Anheuser-Busch InBev will report its first-quarter results on Monday (30 April). Here, just-drinks takes a look at the highs and lows for the company in the three months to the end of March.
- It was a quiet quarter for A-B InBev. Rumours of a takeover of China’s Kingway Breweries and StarBev in Czech Republic filtered through but neither transaction panned out. Instead, the company spent part of January defending a decision to delete Wikipedia references to Stella Artois being referred to in the UK as “wife-beater”. Not everyone was against InBev’s stand.
- On January 12, A-B InBev acquired the rights to the ‘Budweiser’ trademarks held by Czech brewer, Budejovicky Mestansky Pivovar. The company is still locked in its long-running battle with Budejovicky Budvar over the right to the ‘Budweiser’ name.
- InBev’s US president Dave Peacock announced at the end of January his intention to step down. Peacock was the last surviving executive of the Anheuser-Busch era.
- Grupo Modelo snubbed its corporate buddy in late February, picking Carlsberg as its importer in China.
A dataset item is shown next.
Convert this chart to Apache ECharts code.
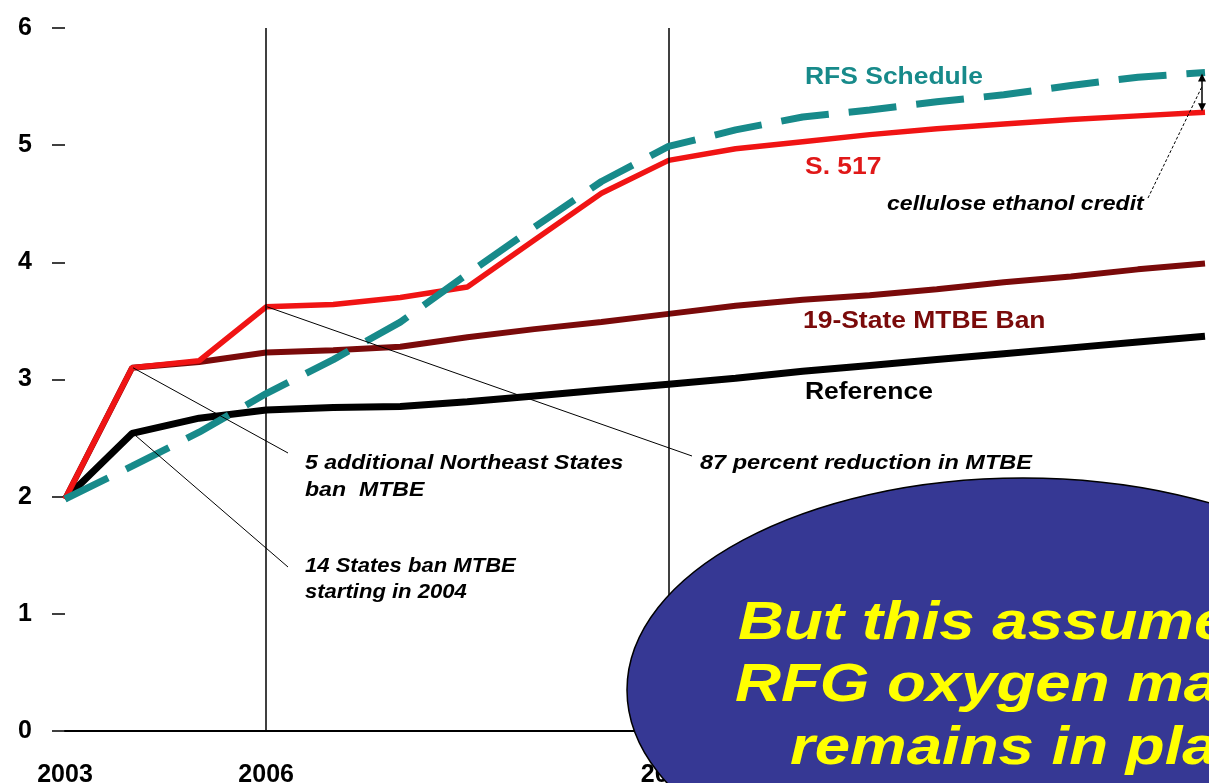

A-B InBev owns a 50% non-controlling stake in Modelo, but the Mexican brewer has used distribution deals in the past to exert its independence.
- The end of the quarter saw A-B InBev and Heineken look set to duke it out to buy Dominican Republic’s biggest brewer, Cerveceria Nacional Dominicana, for US$1.5bn. Earlier this month, CND fell to A-B InBev.